Skip all pictures, then print the remaining material exactly.

▶ [Given material]:
___
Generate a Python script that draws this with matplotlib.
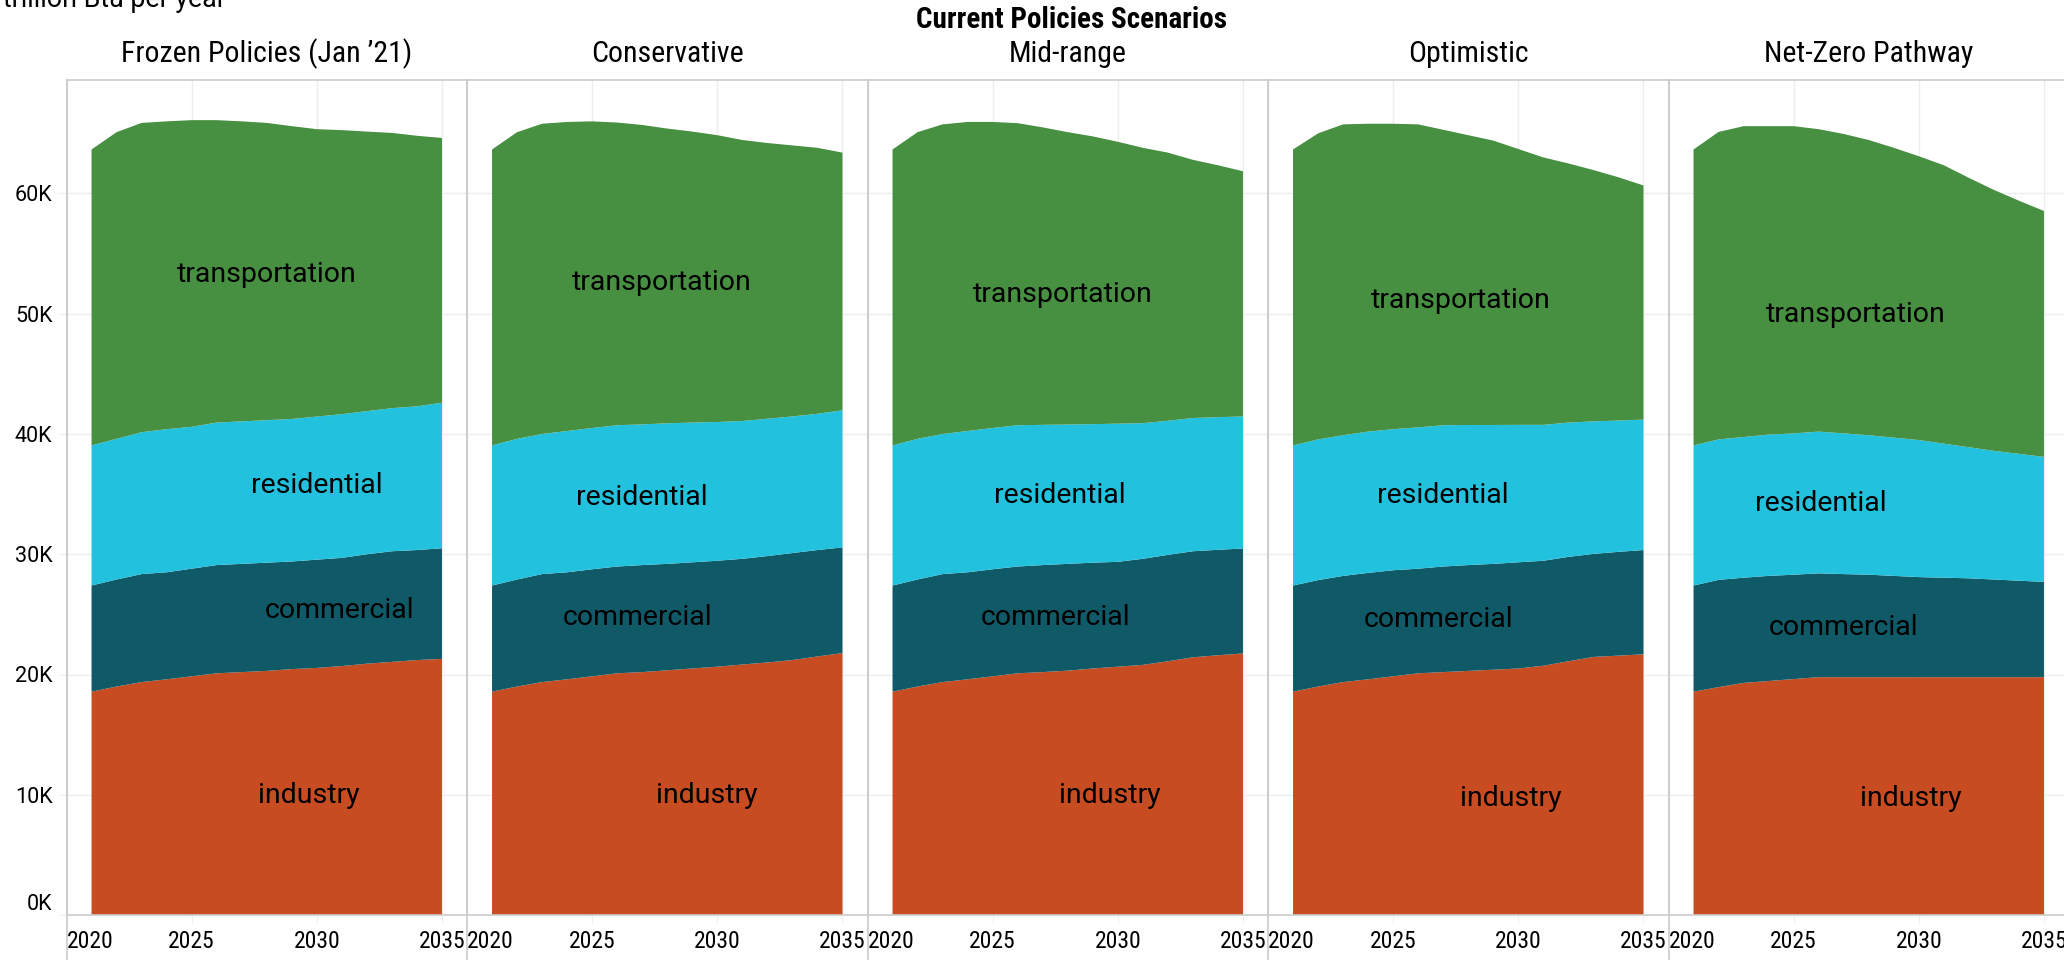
import matplotlib
matplotlib.use("Agg")
import matplotlib.pyplot as plt
from matplotlib import font_manager
from matplotlib.lines import Line2D
from matplotlib.ticker import FuncFormatter
import numpy as np

# data, in thousand trillion Btu per year
years = list(range(2021, 2036))
scenarios = ["Frozen Policies (Jan \u201921)", "Conservative", "Mid-range",
             "Optimistic", "Net-Zero Pathway"]
sectors = ["industry", "commercial", "residential", "transportation"]

industry = [
    [18.57, 19.0, 19.37, 19.6, 19.85, 20.1, 20.2, 20.3, 20.45, 20.55, 20.7, 20.9, 21.05, 21.2, 21.3],
    [18.57, 19.0, 19.37, 19.6, 19.85, 20.1, 20.2, 20.35, 20.5, 20.65, 20.83, 21.0, 21.2, 21.5, 21.78],
    [18.57, 19.0, 19.37, 19.6, 19.85, 20.1, 20.2, 20.32, 20.5, 20.65, 20.8, 21.1, 21.43, 21.6, 21.75],
    [18.57, 19.0, 19.37, 19.6, 19.85, 20.1, 20.2, 20.3, 20.4, 20.5, 20.73, 21.1, 21.46, 21.57, 21.68],
    [18.57, 18.95, 19.3, 19.46, 19.62, 19.78, 19.78, 19.78, 19.78, 19.78, 19.78, 19.78, 19.78, 19.78, 19.78],
]
commercial = [
    [8.83, 8.9, 8.98, 8.9, 8.95, 9.0, 9.0, 9.0, 8.95, 9.0, 9.0, 9.1, 9.2, 9.15, 9.2],
    [8.83, 8.9, 8.98, 8.9, 8.9, 8.88, 8.9, 8.85, 8.83, 8.81, 8.79, 8.85, 8.9, 8.85, 8.79],
    [8.83, 8.9, 8.98, 8.9, 8.9, 8.88, 8.9, 8.88, 8.8, 8.72, 8.82, 8.85, 8.82, 8.77, 8.73],
    [8.83, 8.85, 8.83, 8.85, 8.82, 8.7, 8.78, 8.8, 8.8, 8.83, 8.73, 8.68, 8.57, 8.63, 8.67],
    [8.83, 8.92, 8.75, 8.74, 8.68, 8.63, 8.57, 8.52, 8.42, 8.32, 8.27, 8.22, 8.12, 8.02, 7.92],
]
residential = [
    [11.65, 11.7, 11.8, 11.9, 11.8, 11.85, 11.85, 11.85, 11.85, 11.9, 11.95, 11.9, 11.9, 11.95, 12.1],
    [11.65, 11.7, 11.65, 11.75, 11.75, 11.75, 11.7, 11.69, 11.62, 11.54, 11.46, 11.42, 11.36, 11.33, 11.4],
    [11.65, 11.7, 11.65, 11.75, 11.75, 11.75, 11.66, 11.59, 11.52, 11.49, 11.28, 11.15, 11.08, 11.03, 10.98],
    [11.65, 11.7, 11.7, 11.75, 11.73, 11.75, 11.75, 11.65, 11.55, 11.43, 11.3, 11.17, 11.02, 10.92, 10.85],
    [11.65, 11.68, 11.7, 11.75, 11.75, 11.79, 11.7, 11.6, 11.5, 11.4, 11.15, 10.9, 10.7, 10.55, 10.4],
]
transportation = [
    [24.61, 25.5, 25.72, 25.6, 25.5, 25.15, 24.95, 24.72, 24.35, 23.9, 23.62, 23.25, 22.89, 22.5, 22.02],
    [24.61, 25.5, 25.8, 25.7, 25.5, 25.17, 24.9, 24.51, 24.2, 23.85, 23.37, 22.93, 22.54, 22.12, 21.43],
    [24.61, 25.5, 25.75, 25.7, 25.45, 25.12, 24.74, 24.31, 23.93, 23.44, 22.9, 22.3, 21.47, 20.95, 20.39],
    [24.61, 25.45, 25.85, 25.6, 25.4, 25.2, 24.57, 24.1, 23.65, 22.94, 22.24, 21.55, 20.9, 20.23, 19.47],
    [24.61, 25.57, 25.85, 25.65, 25.55, 25.15, 24.9, 24.55, 24.1, 23.6, 23.15, 22.4, 21.7, 21.05, 20.45],
]

colors = {"industry": "#c84c22", "commercial": "#105a68",
          "residential": "#22c2df", "transportation": "#478f41"}

# where the in-area labels sit (year, value in K)
label_pos = [
    {"transportation": (2028.0, 53.3), "residential": (2030.0, 35.7),
     "commercial": (2030.9, 25.3), "industry": (2029.7, 9.9)},
    {"transportation": (2027.8, 52.6), "residential": (2027.0, 34.7),
     "commercial": (2026.8, 24.7), "industry": (2029.6, 9.9)},
    {"transportation": (2027.8, 51.6), "residential": (2027.7, 34.9),
     "commercial": (2027.5, 24.7), "industry": (2029.7, 9.9)},
    {"transportation": (2027.7, 51.1), "residential": (2027.0, 34.9),
     "commercial": (2026.8, 24.6), "industry": (2029.7, 9.7)},
    {"transportation": (2027.5, 49.9), "residential": (2026.1, 34.2),
     "commercial": (2027.0, 23.9), "industry": (2029.7, 9.7)},
]

installed = {f.name for f in font_manager.fontManager.ttflist}
narrow = "Roboto Condensed" if "Roboto Condensed" in installed else "Roboto"
plt.rcParams["font.family"] = ["Roboto", "DejaVu Sans"]

W, H = 2064, 960
fig = plt.figure(figsize=(W / 100, H / 100), dpi=100)

grid_c = "#eeeeee"
line_c = "#cccccc"
left0, pw = 66.5, 400.5
top_px, bot_px = 80, 915
ymax = (bot_px - top_px) / 120.25 * 10

for i, name in enumerate(scenarios):
    ax = fig.add_axes([(left0 + i * pw) / W, (H - bot_px) / H,
                       pw / W, (bot_px - top_px) / H])
    stack = [industry[i], commercial[i], residential[i], transportation[i]]
    ax.stackplot(years, *[np.array(s) * 1000 for s in stack],
                 colors=[colors[s] for s in sectors], linewidth=0, zorder=2)
    ax.set_xlim(2020, 2036)
    ax.set_ylim(0, ymax * 1000)
    ax.set_xticks([2020, 2025, 2030, 2035])
    ax.set_yticks(np.arange(0, 70000, 10000))
    ax.grid(True, color=grid_c, linewidth=1, zorder=0)
    ax.set_axisbelow(True)
    for side in ["top", "left", "bottom"]:
        ax.spines[side].set_color(line_c)
        ax.spines[side].set_linewidth(1.2)
    ax.spines["right"].set_visible(False)
    ax.tick_params(axis="x", length=6, color=grid_c, labelsize=17, pad=5)
    ax.tick_params(axis="y", length=6, color=grid_c, labelsize=15.5, pad=4)
    for lab in ax.get_xticklabels():
        lab.set_fontfamily(narrow)
    ax.get_xticklabels()[0].set_horizontalalignment("left")
    if i == 0:
        ax.yaxis.set_major_formatter(FuncFormatter(lambda v, p: f"{v / 1000:.0f}K"))
        ax.get_yticklabels()[0].set_verticalalignment("bottom")
    else:
        ax.tick_params(axis="y", left=False, labelleft=False)
    ax.set_title(name, fontsize=21.5, fontfamily=narrow, pad=13)
    for s in sectors:
        x, y = label_pos[i][s]
        ax.text(x, y * 1000, s, fontsize=20.5, ha="center", va="center", zorder=3)
    # panel separator running down through the tick labels
    xl = (left0 + i * pw) / W
    fig.add_artist(Line2D([xl, xl], [0, (H - top_px) / H], color=line_c, linewidth=1.2))

fig.text(1071 / W, 1 - 20 / H, "Current Policies Scenarios", fontsize=21,
         fontweight="bold", fontfamily=narrow, ha="center", va="center")
fig.text(3 / W, 1 - 7 / H, "trillion Btu per year", fontsize=19.3,
         ha="left", va="baseline")

fig.savefig("out.png", dpi=100)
___
▶ [Output for this task]:
Generate a Python script that draws this with matplotlib.
import matplotlib
matplotlib.use("Agg")
import matplotlib.pyplot as plt
from matplotlib import font_manager
from matplotlib.lines import Line2D
from matplotlib.ticker import FuncFormatter
import numpy as np

# data, in thousand trillion Btu per year
years = list(range(2021, 2036))
scenarios = ["Frozen Policies (Jan \u201921)", "Conservative", "Mid-range",
             "Optimistic", "Net-Zero Pathway"]
sectors = ["industry", "commercial", "residential", "transportation"]

industry = [
    [18.57, 19.0, 19.37, 19.6, 19.85, 20.1, 20.2, 20.3, 20.45, 20.55, 20.7, 20.9, 21.05, 21.2, 21.3],
    [18.57, 19.0, 19.37, 19.6, 19.85, 20.1, 20.2, 20.35, 20.5, 20.65, 20.83, 21.0, 21.2, 21.5, 21.78],
    [18.57, 19.0, 19.37, 19.6, 19.85, 20.1, 20.2, 20.32, 20.5, 20.65, 20.8, 21.1, 21.43, 21.6, 21.75],
    [18.57, 19.0, 19.37, 19.6, 19.85, 20.1, 20.2, 20.3, 20.4, 20.5, 20.73, 21.1, 21.46, 21.57, 21.68],
    [18.57, 18.95, 19.3, 19.46, 19.62, 19.78, 19.78, 19.78, 19.78, 19.78, 19.78, 19.78, 19.78, 19.78, 19.78],
]
commercial = [
    [8.83, 8.9, 8.98, 8.9, 8.95, 9.0, 9.0, 9.0, 8.95, 9.0, 9.0, 9.1, 9.2, 9.15, 9.2],
    [8.83, 8.9, 8.98, 8.9, 8.9, 8.88, 8.9, 8.85, 8.83, 8.81, 8.79, 8.85, 8.9, 8.85, 8.79],
    [8.83, 8.9, 8.98, 8.9, 8.9, 8.88, 8.9, 8.88, 8.8, 8.72, 8.82, 8.85, 8.82, 8.77, 8.73],
    [8.83, 8.85, 8.83, 8.85, 8.82, 8.7, 8.78, 8.8, 8.8, 8.83, 8.73, 8.68, 8.57, 8.63, 8.67],
    [8.83, 8.92, 8.75, 8.74, 8.68, 8.63, 8.57, 8.52, 8.42, 8.32, 8.27, 8.22, 8.12, 8.02, 7.92],
]
residential = [
    [11.65, 11.7, 11.8, 11.9, 11.8, 11.85, 11.85, 11.85, 11.85, 11.9, 11.95, 11.9, 11.9, 11.95, 12.1],
    [11.65, 11.7, 11.65, 11.75, 11.75, 11.75, 11.7, 11.69, 11.62, 11.54, 11.46, 11.42, 11.36, 11.33, 11.4],
    [11.65, 11.7, 11.65, 11.75, 11.75, 11.75, 11.66, 11.59, 11.52, 11.49, 11.28, 11.15, 11.08, 11.03, 10.98],
    [11.65, 11.7, 11.7, 11.75, 11.73, 11.75, 11.75, 11.65, 11.55, 11.43, 11.3, 11.17, 11.02, 10.92, 10.85],
    [11.65, 11.68, 11.7, 11.75, 11.75, 11.79, 11.7, 11.6, 11.5, 11.4, 11.15, 10.9, 10.7, 10.55, 10.4],
]
transportation = [
    [24.61, 25.5, 25.72, 25.6, 25.5, 25.15, 24.95, 24.72, 24.35, 23.9, 23.62, 23.25, 22.89, 22.5, 22.02],
    [24.61, 25.5, 25.8, 25.7, 25.5, 25.17, 24.9, 24.51, 24.2, 23.85, 23.37, 22.93, 22.54, 22.12, 21.43],
    [24.61, 25.5, 25.75, 25.7, 25.45, 25.12, 24.74, 24.31, 23.93, 23.44, 22.9, 22.3, 21.47, 20.95, 20.39],
    [24.61, 25.45, 25.85, 25.6, 25.4, 25.2, 24.57, 24.1, 23.65, 22.94, 22.24, 21.55, 20.9, 20.23, 19.47],
    [24.61, 25.57, 25.85, 25.65, 25.55, 25.15, 24.9, 24.55, 24.1, 23.6, 23.15, 22.4, 21.7, 21.05, 20.45],
]

colors = {"industry": "#c84c22", "commercial": "#105a68",
          "residential": "#22c2df", "transportation": "#478f41"}

# where the in-area labels sit (year, value in K)
label_pos = [
    {"transportation": (2028.0, 53.3), "residential": (2030.0, 35.7),
     "commercial": (2030.9, 25.3), "industry": (2029.7, 9.9)},
    {"transportation": (2027.8, 52.6), "residential": (2027.0, 34.7),
     "commercial": (2026.8, 24.7), "industry": (2029.6, 9.9)},
    {"transportation": (2027.8, 51.6), "residential": (2027.7, 34.9),
     "commercial": (2027.5, 24.7), "industry": (2029.7, 9.9)},
    {"transportation": (2027.7, 51.1), "residential": (2027.0, 34.9),
     "commercial": (2026.8, 24.6), "industry": (2029.7, 9.7)},
    {"transportation": (2027.5, 49.9), "residential": (2026.1, 34.2),
     "commercial": (2027.0, 23.9), "industry": (2029.7, 9.7)},
]

installed = {f.name for f in font_manager.fontManager.ttflist}
narrow = "Roboto Condensed" if "Roboto Condensed" in installed else "Roboto"
plt.rcParams["font.family"] = ["Roboto", "DejaVu Sans"]

W, H = 2064, 960
fig = plt.figure(figsize=(W / 100, H / 100), dpi=100)

grid_c = "#eeeeee"
line_c = "#cccccc"
left0, pw = 66.5, 400.5
top_px, bot_px = 80, 915
ymax = (bot_px - top_px) / 120.25 * 10

for i, name in enumerate(scenarios):
    ax = fig.add_axes([(left0 + i * pw) / W, (H - bot_px) / H,
                       pw / W, (bot_px - top_px) / H])
    stack = [industry[i], commercial[i], residential[i], transportation[i]]
    ax.stackplot(years, *[np.array(s) * 1000 for s in stack],
                 colors=[colors[s] for s in sectors], linewidth=0, zorder=2)
    ax.set_xlim(2020, 2036)
    ax.set_ylim(0, ymax * 1000)
    ax.set_xticks([2020, 2025, 2030, 2035])
    ax.set_yticks(np.arange(0, 70000, 10000))
    ax.grid(True, color=grid_c, linewidth=1, zorder=0)
    ax.set_axisbelow(True)
    for side in ["top", "left", "bottom"]:
        ax.spines[side].set_color(line_c)
        ax.spines[side].set_linewidth(1.2)
    ax.spines["right"].set_visible(False)
    ax.tick_params(axis="x", length=6, color=grid_c, labelsize=17, pad=5)
    ax.tick_params(axis="y", length=6, color=grid_c, labelsize=15.5, pad=4)
    for lab in ax.get_xticklabels():
        lab.set_fontfamily(narrow)
    ax.get_xticklabels()[0].set_horizontalalignment("left")
    if i == 0:
        ax.yaxis.set_major_formatter(FuncFormatter(lambda v, p: f"{v / 1000:.0f}K"))
        ax.get_yticklabels()[0].set_verticalalignment("bottom")
    else:
        ax.tick_params(axis="y", left=False, labelleft=False)
    ax.set_title(name, fontsize=21.5, fontfamily=narrow, pad=13)
    for s in sectors:
        x, y = label_pos[i][s]
        ax.text(x, y * 1000, s, fontsize=20.5, ha="center", va="center", zorder=3)
    # panel separator running down through the tick labels
    xl = (left0 + i * pw) / W
    fig.add_artist(Line2D([xl, xl], [0, (H - top_px) / H], color=line_c, linewidth=1.2))

fig.text(1071 / W, 1 - 20 / H, "Current Policies Scenarios", fontsize=21,
         fontweight="bold", fontfamily=narrow, ha="center", va="center")
fig.text(3 / W, 1 - 7 / H, "trillion Btu per year", fontsize=19.3,
         ha="left", va="baseline")

fig.savefig("out.png", dpi=100)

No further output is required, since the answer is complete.